- [REQUIRED TASK]
Retype the entries, please, from their first line to the line containing "XAxis, YAxis, ReferenceLine", exactly and only those lines, minus the pictures.

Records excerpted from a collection
---
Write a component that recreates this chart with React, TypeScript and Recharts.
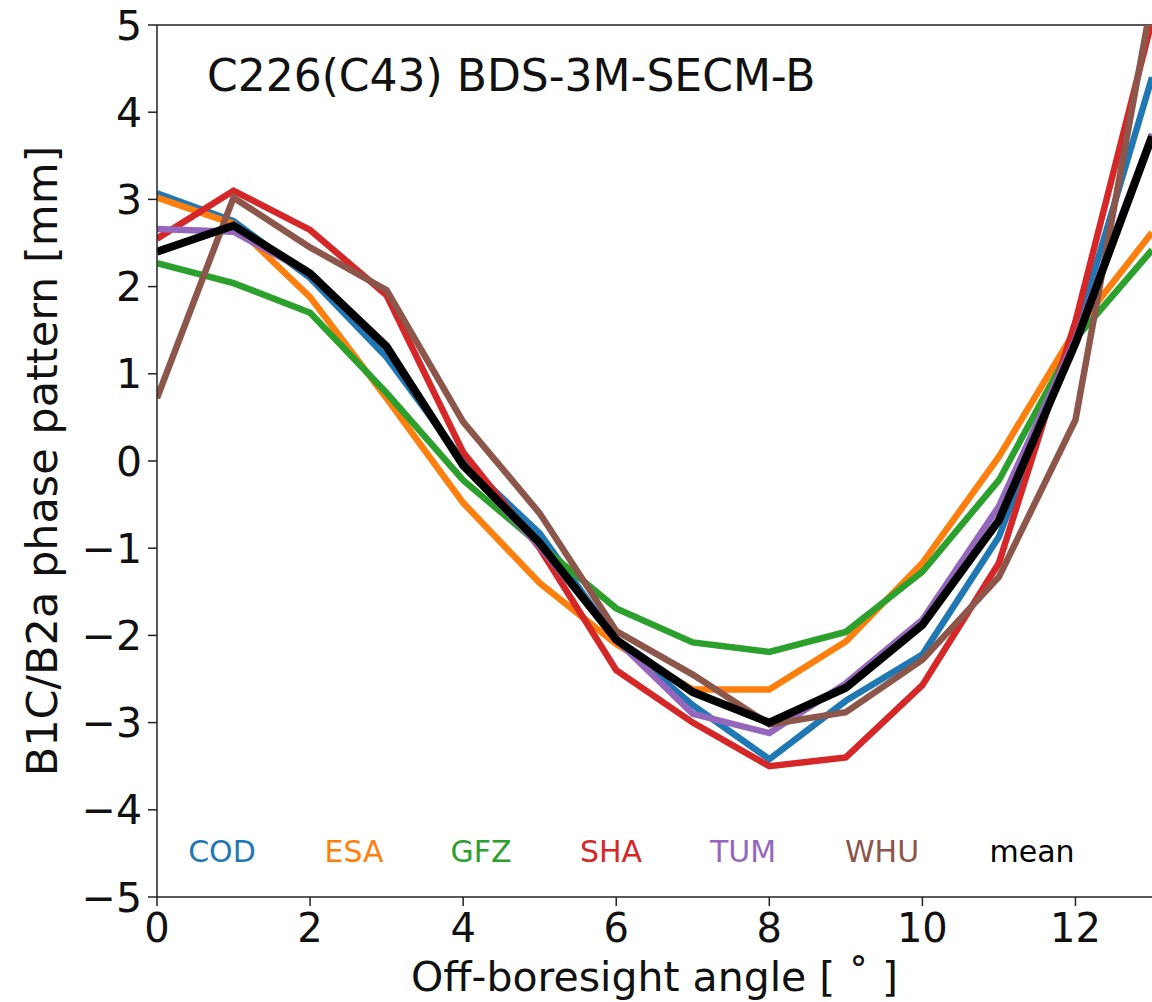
import React from "react";
import { LineChart, Line, XAxis, YAxis, ReferenceLine } from "recharts";

const angles = [0, 1, 2, 3, 4, 5, 6, 7, 8, 9, 10, 11, 12, 13];
const COD = [3.07, 2.75, 2.1, 1.19, 0.0, -0.83, -2.05, -2.8, -3.42, -2.75, -2.22, -0.87, 1.45, 4.4];
const ESA = [3.02, 2.72, 1.88, 0.72, -0.48, -1.4, -2.1, -2.62, -2.62, -2.07, -1.17, 0.05, 1.5, 2.62];
const GFZ = [2.27, 2.04, 1.7, 0.78, -0.22, -0.96, -1.69, -2.08, -2.19, -1.96, -1.27, -0.22, 1.4, 2.42];
const SHA = [2.55, 3.1, 2.65, 1.9, 0.1, -1.0, -2.4, -3.0, -3.5, -3.4, -2.57, -1.17, 1.6, 5.05];
const TUM = [2.66, 2.63, 2.15, 1.33, -0.05, -0.98, -2.05, -2.9, -3.12, -2.55, -1.82, -0.52, 1.4, 3.75];
const WHU = [0.72, 3.02, 2.45, 1.96, 0.45, -0.6, -1.95, -2.45, -3.02, -2.88, -2.28, -1.33, 0.47, 5.3];
const MEAN = [2.4, 2.7, 2.15, 1.31, -0.05, -0.94, -2.05, -2.65, -3.0, -2.6, -1.88, -0.68, 1.35, 3.72];

const xTicks = [0, 2, 4, 6, 8, 10, 12];
const yTicks = [-5, -4, -3, -2, -1, 0, 1, 2, 3, 4, 5];

const seriesNames = ["COD", "ESA", "GFZ", "SHA", "TUM", "WHU", "mean"];
const seriesValues = [COD, ESA, GFZ, SHA, TUM, WHU, MEAN];
const seriesColors = ["#1f77b4", "#ff7f0e", "#2ca02c", "#d62728", "#9467bd", "#8c564b", "#000000"];
const seriesWidths = [6.5, 6.5, 6.5, 6.5, 6.5, 6.5, 8];

const data = angles.map((a, i) => {
  const row: Record<string, number> = { x: a };
  seriesNames.forEach((n, k) => {
    row[n] = seriesValues[k][i];
  });
  return row;
});

const FONT = "DejaVu Sans";
const fmt = (v: number) => (v < 0 ? "\u2212" + Math.abs(v) : String(v));

const legendX = [222, 354, 481, 611, 743, 882, 1032];

export default function App() {
  return (
    <div style={{ position: "absolute", left: 0, top: 0, width: 1152, height: 1002, background: "#fff" }}>
      <LineChart
        width={1152}
        height={1002}
        data={data}
        margin={{ top: 25, right: 0, bottom: 0, left: 0 }}
        style={{ fontFamily: FONT }}
      >
        <XAxis
          type="number"
          dataKey="x"
          domain={[0, 13]}
          ticks={xTicks}
          allowDataOverflow
          height={105}
          stroke="#222"
          strokeWidth={1.5}
          tickSize={9}
          tick={{ fill: "#111", fontSize: 40, fontFamily: FONT, dy: 6 }}
          label={{ value: "Off-boresight angle [ \u02da ]", position: "insideBottom", offset: 11, fill: "#111", fontSize: 41, fontFamily: FONT }}
        />
        <YAxis
          type="number"
          domain={[-5, 5]}
          ticks={yTicks}
          allowDataOverflow
          width={157}
          stroke="#222"
          strokeWidth={1.5}
          tickSize={9}
          tickFormatter={fmt}
          tick={{ fill: "#111", fontSize: 41, fontFamily: FONT, dx: -4 }}
          label={{ value: "B1C/B2a phase pattern [mm]", angle: -90, position: "insideLeft", offset: 42, fill: "#111", fontSize: 43, fontFamily: FONT, style: { textAnchor: "middle" } }}
        />
        <ReferenceLine y={5} stroke="#222" strokeWidth={1.5} ifOverflow="visible" />
        {seriesNames.map((n, k) => (
          <Line
            key={n}
            type="linear"
            dataKey={n}
            stroke={seriesColors[k]}
            strokeWidth={seriesWidths[k]}
            dot={false}
            activeDot={false}
            isAnimationActive={false}
            legendType="none"
          />
        ))}
      </LineChart>
      {seriesNames.map((n, k) => (
        <span
          key={n}
          style={{
            position: "absolute",
            left: legendX[k],
            top: 832,
            transform: "translateX(-50%)",
            color: seriesColors[k],
            fontFamily: FONT,
            fontSize: 30,
            whiteSpace: "nowrap",
            lineHeight: "40px",
          }}
        >
          {n}
        </span>
      ))}
      <div
        style={{
          position: "absolute",
          left: 207,
          top: 48,
          fontFamily: FONT,
          fontSize: 44,
          color: "#111",
          whiteSpace: "nowrap",
          lineHeight: "56px",
        }}
      >
        C226(C43) BDS-3M-SECM-B
      </div>
    </div>
  );
}
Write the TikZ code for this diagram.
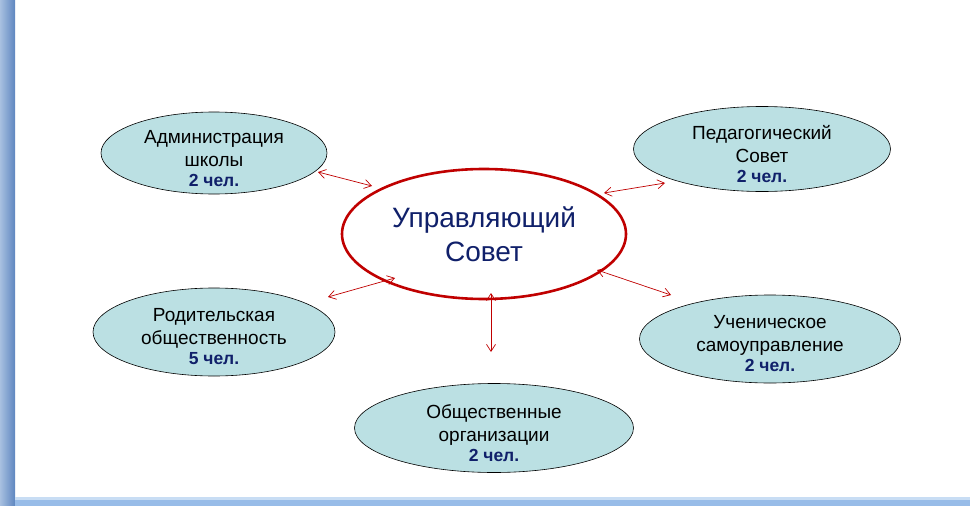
\documentclass[tikz,border=0pt]{standalone}
\usepackage{fontspec}
\setmainfont{Liberation Sans}
\usetikzlibrary{arrows.meta,shapes.geometric}
\definecolor{fillc}{HTML}{BBE0E3}
\definecolor{navy}{HTML}{10206A}
\definecolor{redc}{HTML}{C00000}
\definecolor{barl}{HTML}{A8C0E0}
\definecolor{bard}{HTML}{5E86C0}
\definecolor{botl}{HTML}{C8DDF4}
\definecolor{botd}{HTML}{98BCE8}
\tikzset{
 side/.style={ellipse,draw=black,line width=0.6pt,fill=fillc,inner sep=0pt},
 sidetext/.style={align=center,inner sep=0pt,font=\fontsize{19}{23}\selectfont},
 link/.style={draw=redc,line width=0.7pt,{Straight Barb[length=7pt,width=9pt]}-{Straight Barb[length=7pt,width=9pt]}},
}
\newcommand{\cnt}[1]{{\color{navy}\bfseries\fontsize{17.5}{19}\selectfont #1}}
\begin{document}
\begin{tikzpicture}[x=1pt,y=-1pt]
\useasboundingbox (0,0) rectangle (970,506);
\fill[white] (0,0) rectangle (970,506);
\shade[left color=barl,right color=bard] (0,0) rectangle (15,506);
\fill[botl] (15,497) rectangle (970,500);
\fill[botd] (15,500) rectangle (970,506);
\node[side,minimum width=226pt,minimum height=82pt] (adm) at (214,153) {};
\node[side,minimum width=257pt,minimum height=85pt] (ped) at (762,149) {};
\node[side,minimum width=242pt,minimum height=88pt] (par) at (214,332) {};
\node[side,minimum width=261pt,minimum height=88pt] (stu) at (770,339) {};
\node[side,minimum width=279pt,minimum height=89pt] (pub) at (494,428) {};
\node[sidetext] (admt) at ([yshift=-6pt]adm.center) {Администрация\\школы\\[-3pt]\cnt{2 чел.}};
\node[sidetext] (pedt) at ([yshift=-5pt]ped.center) {Педагогический\\Совет\\[-3pt]\cnt{2 чел.}};
\node[sidetext] (part) at ([yshift=-5pt]par.center) {Родительская\\общественность\\[-3pt]\cnt{5 чел.}};
\node[sidetext] (stut) at ([yshift=-5pt]stu.center) {Ученическое\\самоуправление\\[-3pt]\cnt{2 чел.}};
\node[sidetext] (pubt) at ([yshift=-5pt]pub.center) {Общественные\\организации\\[-3pt]\cnt{2 чел.}};
\node[ellipse,draw=redc,line width=2.6pt,fill=white,minimum width=284pt,minimum height=130pt,align=center,text=navy,font=\fontsize{28}{34}\selectfont] (ctr) at (484,234) {Управляющий\\Совет};
\coordinate (a1) at (318,172); \coordinate (a2) at (372,186);
\coordinate (b1) at (604,193); \coordinate (b2) at (665,183);
\coordinate (c1) at (328,297); \coordinate (c2) at (395,278);
\coordinate (d1) at (491,293); \coordinate (d2) at (491,352);
\coordinate (e1) at (597,270); \coordinate (e2) at (671,295);
\draw[link] (a1) -- (a2);
\draw[link] (b1) -- (b2);
\draw[link] (c1) -- (c2);
\draw[link] (d1) -- (d2);
\draw[link] (e1) -- (e2);
\end{tikzpicture}
\end{document}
---
- [SOLUTION TO THIS TASK]
Write a component that recreates this chart with React, TypeScript and Recharts.
import React from "react";
import { LineChart, Line, XAxis, YAxis, ReferenceLine } from "recharts";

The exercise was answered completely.